}

Sunday, February 28, 2021

Shearing time

Last week, the dogs were shorn again. Neither one likes it, but sometimes it’s the only way to do it. Like when they’ve been neglected, for example. Jake always gets over it fairly quickly, but Leo? He becomes neurotic for about a week. Next week they should both be back to normal.

The dogs both needed grooming for quite some time, but so did Sunny. I didn’t want to groom her because she was so unhealthy, and because she’d look even worse after: She was nothing but fur and bones her last few months. But the bigger truth is, I was so wrapped up in caring for her (and worrying about her), that I just didn’t have any room in my head to figure out how to get the other two groomed.

I knew I couldn’t leave Sunny at home alone while the other two were done because she’d become a bit more emotionally needy as her disease progressed. Ordinarily, if I wasn’t there, Jake and Leo were. So, I could get a dog sitter to stay with her all day, or I could get a mobile groomer to come to the house. This latter one is a good idea because Leo gets car sick, and their usual groomer is now located about an hour and a half away. It was all too difficult for me to figure out while I was so focused on caring for Sunny.

Sunny died before I could resolved the dilemma, and instead my cousin-in-law arranged for us to take Jake and Leo, her dog, and a friend’s dog all together to be groomed. We’d have a human day out while they were at the doggie beauty parlour. She drove so I could hold Leo the whole way: My mother-in-law and I accidentally found out that if someone holds Leo, he doesn’t get car sick. It worked.

My cousin-in-law and I went to Te Aroha first and had a late breakfast, wandered around a little bit, then headed off to the larger town of Morrinsville. There we had a coffee and wandered around the shops. I also took a photo of one of the many cow statues in town, and I also posted one with me and of the more unusual cow statues. I originally planned on sharing them here, too, but—yeah, this time getting away from me thing is really, really common.

At any rate, we picked up the dogs pretty much on time and headed back to Hamilton. One of my sisters-in-law requested before and after photos, and those are above. Jake always looks so much older after he’s been shorn, but not so much when his fur is a bit longer.

Leo always looks like a completely different dog after he’s shorn. I don’t mind—his fur grows out soon enough. But when he gets groomed—shorn in particular—he’s neurotic for around a week afterward: Running from one end of the house or the other, hiding under the bed or under a pillow on a sofa (photo below), jumping up in my lap in any chair I happen to be in (and sleeping there for hours if I let him), and often compulsively licking himself (usually his forearm).
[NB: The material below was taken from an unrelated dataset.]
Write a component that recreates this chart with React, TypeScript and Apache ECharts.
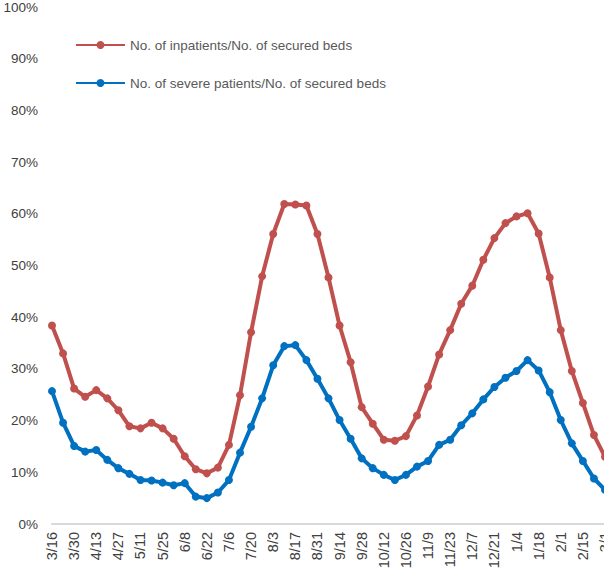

This usually takes about a week to go away, so by the middle of this coming week, he should be back to normal (he’s part way there already).

I’d like to have a go at maintaining their look, but I don’t know how that’ll go. Jake will let me, but he can’t stand for very long anymore, and Leo—well, the very last time Nigel and tried to groom him he bit us both and drew a little blood. He’s mellowed since then (I think he was two at the time), but he doesn’t like me to trim the hairs over his eyes when they get too long, so I’m not optimistic this idea will work.

Instead, I’ll probably need to get them trimmed professionally, and I’ll do it much sooner this time. The last time I had them all trimmed was in June, not long after a lot of Sunny’s teeth were removed. That’s an unusually long time between groomings, but just like late 2019, whne they were also were also way overdue, there were extenuating circumstances that delayed me getting them.

Still, they’re shorn, and that will make it easier to maintain them, whoever does the actual grooming. That’s the main thing.


2 comments:

Roger Owen Green said...

This reminds me of that story about the sheep that hadn't been shorn in years, from which 78 pounds of wool was retrieved.

Arthur Schenck said...

Yep, and there was recently one in Australia, too.